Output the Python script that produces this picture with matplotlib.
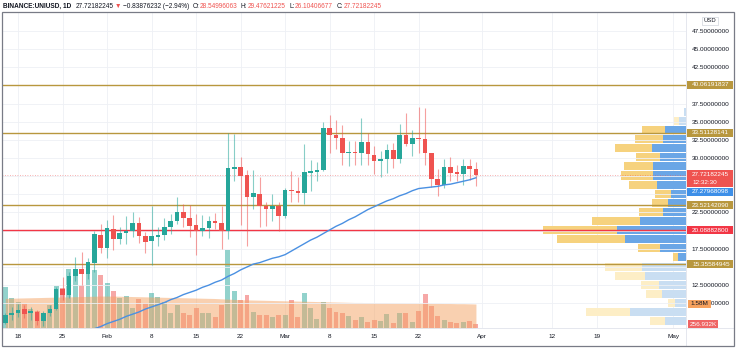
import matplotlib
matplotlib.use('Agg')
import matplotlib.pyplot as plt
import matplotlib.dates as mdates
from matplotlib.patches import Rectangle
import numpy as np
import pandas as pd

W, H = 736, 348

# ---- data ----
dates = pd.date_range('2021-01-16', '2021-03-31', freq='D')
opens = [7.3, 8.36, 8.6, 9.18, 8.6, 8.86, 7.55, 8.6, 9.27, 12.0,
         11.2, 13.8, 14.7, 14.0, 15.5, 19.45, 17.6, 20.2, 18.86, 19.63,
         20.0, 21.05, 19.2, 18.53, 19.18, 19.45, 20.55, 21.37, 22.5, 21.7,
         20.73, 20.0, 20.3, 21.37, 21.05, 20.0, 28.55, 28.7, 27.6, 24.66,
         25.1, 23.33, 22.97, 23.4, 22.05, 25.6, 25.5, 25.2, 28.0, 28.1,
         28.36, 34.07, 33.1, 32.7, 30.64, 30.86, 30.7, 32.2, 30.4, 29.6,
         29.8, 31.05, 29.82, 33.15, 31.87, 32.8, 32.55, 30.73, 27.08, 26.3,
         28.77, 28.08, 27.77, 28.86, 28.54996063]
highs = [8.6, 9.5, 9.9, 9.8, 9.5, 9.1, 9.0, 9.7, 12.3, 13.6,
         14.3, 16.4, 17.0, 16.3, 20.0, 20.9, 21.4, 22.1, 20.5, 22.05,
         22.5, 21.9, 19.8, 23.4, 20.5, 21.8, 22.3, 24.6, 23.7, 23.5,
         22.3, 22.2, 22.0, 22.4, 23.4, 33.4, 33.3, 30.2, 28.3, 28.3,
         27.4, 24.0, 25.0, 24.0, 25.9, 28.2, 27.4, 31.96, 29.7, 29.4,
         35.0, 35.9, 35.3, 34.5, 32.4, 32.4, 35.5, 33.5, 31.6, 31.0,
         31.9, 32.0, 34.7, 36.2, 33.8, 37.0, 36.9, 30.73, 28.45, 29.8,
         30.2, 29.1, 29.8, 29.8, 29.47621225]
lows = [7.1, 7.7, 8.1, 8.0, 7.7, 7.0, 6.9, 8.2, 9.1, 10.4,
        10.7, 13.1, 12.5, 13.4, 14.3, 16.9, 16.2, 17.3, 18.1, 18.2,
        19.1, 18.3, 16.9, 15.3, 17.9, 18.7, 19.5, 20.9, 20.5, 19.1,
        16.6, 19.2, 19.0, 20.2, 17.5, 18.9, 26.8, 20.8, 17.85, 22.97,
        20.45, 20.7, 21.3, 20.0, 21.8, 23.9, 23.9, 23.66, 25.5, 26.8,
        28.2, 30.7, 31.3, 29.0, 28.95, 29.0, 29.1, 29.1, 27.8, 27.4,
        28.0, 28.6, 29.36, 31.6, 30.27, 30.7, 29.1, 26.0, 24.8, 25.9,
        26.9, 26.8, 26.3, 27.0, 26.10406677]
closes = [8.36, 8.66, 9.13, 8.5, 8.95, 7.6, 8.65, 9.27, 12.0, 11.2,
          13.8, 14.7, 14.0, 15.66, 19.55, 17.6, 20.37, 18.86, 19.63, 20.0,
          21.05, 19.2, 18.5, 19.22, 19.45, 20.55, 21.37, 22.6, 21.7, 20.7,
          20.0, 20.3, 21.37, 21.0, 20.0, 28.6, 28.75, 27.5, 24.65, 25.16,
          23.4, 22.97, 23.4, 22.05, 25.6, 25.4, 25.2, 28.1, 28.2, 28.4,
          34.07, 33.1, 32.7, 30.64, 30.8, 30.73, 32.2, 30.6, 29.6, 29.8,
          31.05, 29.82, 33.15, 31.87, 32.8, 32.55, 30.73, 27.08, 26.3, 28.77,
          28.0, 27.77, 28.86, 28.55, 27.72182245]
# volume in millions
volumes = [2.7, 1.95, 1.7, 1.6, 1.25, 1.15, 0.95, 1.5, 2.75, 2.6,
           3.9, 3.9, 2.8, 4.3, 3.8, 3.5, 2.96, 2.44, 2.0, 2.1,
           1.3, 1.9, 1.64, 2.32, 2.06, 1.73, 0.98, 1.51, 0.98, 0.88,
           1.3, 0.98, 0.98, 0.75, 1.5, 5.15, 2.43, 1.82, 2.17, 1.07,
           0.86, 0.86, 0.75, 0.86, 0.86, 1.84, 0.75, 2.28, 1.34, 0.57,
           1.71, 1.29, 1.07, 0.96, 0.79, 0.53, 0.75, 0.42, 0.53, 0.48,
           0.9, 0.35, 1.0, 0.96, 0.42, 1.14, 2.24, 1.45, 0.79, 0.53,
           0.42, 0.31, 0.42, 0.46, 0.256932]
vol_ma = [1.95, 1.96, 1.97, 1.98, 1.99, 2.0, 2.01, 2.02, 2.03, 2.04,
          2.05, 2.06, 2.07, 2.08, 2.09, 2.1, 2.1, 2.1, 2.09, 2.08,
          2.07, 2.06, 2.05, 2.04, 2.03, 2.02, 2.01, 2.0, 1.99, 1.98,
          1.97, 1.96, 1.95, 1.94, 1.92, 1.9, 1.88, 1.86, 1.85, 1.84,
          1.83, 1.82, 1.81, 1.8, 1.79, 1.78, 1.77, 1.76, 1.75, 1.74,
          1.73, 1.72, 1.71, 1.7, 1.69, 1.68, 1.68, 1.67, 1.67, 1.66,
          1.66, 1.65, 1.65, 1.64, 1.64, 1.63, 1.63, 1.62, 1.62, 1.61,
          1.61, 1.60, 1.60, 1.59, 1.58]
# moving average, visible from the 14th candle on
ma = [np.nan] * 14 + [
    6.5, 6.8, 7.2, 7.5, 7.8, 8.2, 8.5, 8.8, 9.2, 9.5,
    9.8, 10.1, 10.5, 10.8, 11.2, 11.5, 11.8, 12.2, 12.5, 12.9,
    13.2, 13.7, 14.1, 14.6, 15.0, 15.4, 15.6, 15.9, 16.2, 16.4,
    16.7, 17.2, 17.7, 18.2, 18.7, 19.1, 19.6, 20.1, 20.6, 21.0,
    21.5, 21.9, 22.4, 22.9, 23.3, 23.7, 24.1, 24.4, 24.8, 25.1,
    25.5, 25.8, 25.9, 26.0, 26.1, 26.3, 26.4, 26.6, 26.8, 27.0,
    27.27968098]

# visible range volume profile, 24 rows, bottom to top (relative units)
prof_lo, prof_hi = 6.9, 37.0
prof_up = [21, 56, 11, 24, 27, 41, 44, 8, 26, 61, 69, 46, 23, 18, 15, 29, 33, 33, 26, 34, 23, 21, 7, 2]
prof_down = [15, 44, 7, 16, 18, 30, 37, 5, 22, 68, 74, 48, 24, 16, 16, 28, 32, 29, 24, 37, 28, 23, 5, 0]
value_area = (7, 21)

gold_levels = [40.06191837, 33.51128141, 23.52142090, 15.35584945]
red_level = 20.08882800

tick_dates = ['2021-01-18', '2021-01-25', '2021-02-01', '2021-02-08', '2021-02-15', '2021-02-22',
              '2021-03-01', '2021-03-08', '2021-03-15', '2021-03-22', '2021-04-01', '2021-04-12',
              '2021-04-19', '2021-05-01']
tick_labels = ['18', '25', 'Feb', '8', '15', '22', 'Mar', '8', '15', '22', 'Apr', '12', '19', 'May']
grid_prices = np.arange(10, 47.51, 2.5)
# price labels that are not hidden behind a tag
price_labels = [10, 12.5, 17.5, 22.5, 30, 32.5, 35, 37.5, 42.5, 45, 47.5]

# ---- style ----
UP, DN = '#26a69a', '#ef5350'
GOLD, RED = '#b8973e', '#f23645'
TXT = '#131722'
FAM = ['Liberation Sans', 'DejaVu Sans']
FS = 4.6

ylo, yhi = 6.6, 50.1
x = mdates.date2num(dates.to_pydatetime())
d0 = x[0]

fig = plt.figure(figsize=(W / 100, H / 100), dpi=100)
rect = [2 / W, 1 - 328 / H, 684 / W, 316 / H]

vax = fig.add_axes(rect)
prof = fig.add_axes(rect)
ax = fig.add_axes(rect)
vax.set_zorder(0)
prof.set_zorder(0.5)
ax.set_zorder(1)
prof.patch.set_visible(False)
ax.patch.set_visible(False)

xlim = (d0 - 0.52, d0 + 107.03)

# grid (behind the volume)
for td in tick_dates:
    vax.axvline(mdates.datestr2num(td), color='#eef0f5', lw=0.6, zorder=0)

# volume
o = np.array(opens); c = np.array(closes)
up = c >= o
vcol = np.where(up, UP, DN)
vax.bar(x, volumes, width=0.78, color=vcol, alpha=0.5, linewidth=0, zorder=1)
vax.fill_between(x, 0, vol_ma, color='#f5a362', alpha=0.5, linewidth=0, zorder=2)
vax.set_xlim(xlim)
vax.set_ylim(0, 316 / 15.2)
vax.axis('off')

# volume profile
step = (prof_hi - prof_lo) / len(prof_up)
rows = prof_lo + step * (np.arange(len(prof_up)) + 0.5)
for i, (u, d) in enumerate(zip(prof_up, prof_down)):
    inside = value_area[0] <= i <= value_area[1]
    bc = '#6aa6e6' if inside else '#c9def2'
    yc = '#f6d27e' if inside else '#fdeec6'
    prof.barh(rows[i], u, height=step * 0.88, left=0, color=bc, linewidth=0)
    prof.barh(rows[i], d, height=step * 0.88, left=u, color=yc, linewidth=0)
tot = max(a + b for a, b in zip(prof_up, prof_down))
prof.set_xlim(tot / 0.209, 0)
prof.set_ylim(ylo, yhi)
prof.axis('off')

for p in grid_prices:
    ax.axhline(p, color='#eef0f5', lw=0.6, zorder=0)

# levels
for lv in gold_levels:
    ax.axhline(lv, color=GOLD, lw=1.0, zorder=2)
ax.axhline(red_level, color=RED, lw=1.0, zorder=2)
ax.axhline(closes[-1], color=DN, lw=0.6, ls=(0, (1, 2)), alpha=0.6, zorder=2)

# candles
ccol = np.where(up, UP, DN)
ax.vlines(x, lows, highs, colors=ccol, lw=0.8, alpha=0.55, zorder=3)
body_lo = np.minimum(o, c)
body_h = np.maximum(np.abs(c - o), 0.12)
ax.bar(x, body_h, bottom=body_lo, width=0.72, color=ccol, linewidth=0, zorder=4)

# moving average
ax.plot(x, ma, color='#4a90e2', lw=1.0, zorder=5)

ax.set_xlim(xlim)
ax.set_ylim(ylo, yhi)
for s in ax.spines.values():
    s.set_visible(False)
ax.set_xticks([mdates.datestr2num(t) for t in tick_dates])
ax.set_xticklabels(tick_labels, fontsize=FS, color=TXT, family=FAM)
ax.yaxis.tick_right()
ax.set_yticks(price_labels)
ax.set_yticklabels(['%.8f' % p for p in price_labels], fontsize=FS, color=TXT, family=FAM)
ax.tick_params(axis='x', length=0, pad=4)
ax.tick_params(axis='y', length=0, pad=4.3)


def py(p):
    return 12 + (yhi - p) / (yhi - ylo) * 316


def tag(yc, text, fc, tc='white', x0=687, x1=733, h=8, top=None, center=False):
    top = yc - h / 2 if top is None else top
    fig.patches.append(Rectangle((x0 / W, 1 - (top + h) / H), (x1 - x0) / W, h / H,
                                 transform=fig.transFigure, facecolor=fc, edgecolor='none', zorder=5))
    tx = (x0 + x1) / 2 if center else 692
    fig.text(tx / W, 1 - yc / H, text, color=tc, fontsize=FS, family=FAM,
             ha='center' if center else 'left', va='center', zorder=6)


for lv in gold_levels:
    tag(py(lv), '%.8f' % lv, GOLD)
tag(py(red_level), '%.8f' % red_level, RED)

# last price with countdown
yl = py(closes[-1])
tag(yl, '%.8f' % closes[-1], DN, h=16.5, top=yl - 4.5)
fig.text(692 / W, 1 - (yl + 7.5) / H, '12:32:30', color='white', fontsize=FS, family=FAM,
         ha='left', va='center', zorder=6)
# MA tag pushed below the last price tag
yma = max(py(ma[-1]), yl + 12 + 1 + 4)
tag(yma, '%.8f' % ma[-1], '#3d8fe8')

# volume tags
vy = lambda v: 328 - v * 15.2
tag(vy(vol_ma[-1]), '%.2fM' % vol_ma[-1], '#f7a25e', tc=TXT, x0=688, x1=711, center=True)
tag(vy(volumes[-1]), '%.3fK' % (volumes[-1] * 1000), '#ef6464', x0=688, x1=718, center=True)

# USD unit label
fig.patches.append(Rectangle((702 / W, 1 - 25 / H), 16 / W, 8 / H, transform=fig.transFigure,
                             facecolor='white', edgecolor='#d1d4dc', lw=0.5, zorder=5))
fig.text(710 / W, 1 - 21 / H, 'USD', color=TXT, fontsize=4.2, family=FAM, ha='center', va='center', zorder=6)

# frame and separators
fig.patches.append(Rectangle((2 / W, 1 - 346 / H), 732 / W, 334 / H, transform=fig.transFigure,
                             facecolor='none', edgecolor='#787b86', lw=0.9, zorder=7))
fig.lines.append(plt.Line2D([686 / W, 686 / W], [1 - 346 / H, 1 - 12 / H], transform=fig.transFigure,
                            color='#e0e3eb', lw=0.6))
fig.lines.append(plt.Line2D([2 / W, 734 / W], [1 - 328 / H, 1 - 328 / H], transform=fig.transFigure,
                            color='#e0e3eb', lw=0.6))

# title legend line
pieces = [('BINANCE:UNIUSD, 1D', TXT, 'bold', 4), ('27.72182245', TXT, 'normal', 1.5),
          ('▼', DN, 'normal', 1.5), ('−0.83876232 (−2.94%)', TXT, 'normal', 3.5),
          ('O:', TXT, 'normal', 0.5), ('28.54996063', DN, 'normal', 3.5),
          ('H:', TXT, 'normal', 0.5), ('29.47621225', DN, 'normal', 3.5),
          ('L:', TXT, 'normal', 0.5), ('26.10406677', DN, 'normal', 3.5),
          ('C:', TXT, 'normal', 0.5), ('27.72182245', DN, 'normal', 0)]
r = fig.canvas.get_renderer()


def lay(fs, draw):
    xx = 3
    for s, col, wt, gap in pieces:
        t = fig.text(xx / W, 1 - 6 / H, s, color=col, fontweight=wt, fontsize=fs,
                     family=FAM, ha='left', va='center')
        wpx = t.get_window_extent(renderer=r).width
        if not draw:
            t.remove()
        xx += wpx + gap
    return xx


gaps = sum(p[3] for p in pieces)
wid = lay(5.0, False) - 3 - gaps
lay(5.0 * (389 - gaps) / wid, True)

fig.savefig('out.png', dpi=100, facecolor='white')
:::
== What is asked ==
Restate the data word for word from its first line through the line with "W, H = 736, 348", leaving out any picture along the way.

== Solution to the exercise ==
Output the Python script that produces this picture with matplotlib.
import matplotlib
matplotlib.use('Agg')
import matplotlib.pyplot as plt
import matplotlib.dates as mdates
from matplotlib.patches import Rectangle
import numpy as np
import pandas as pd

W, H = 736, 348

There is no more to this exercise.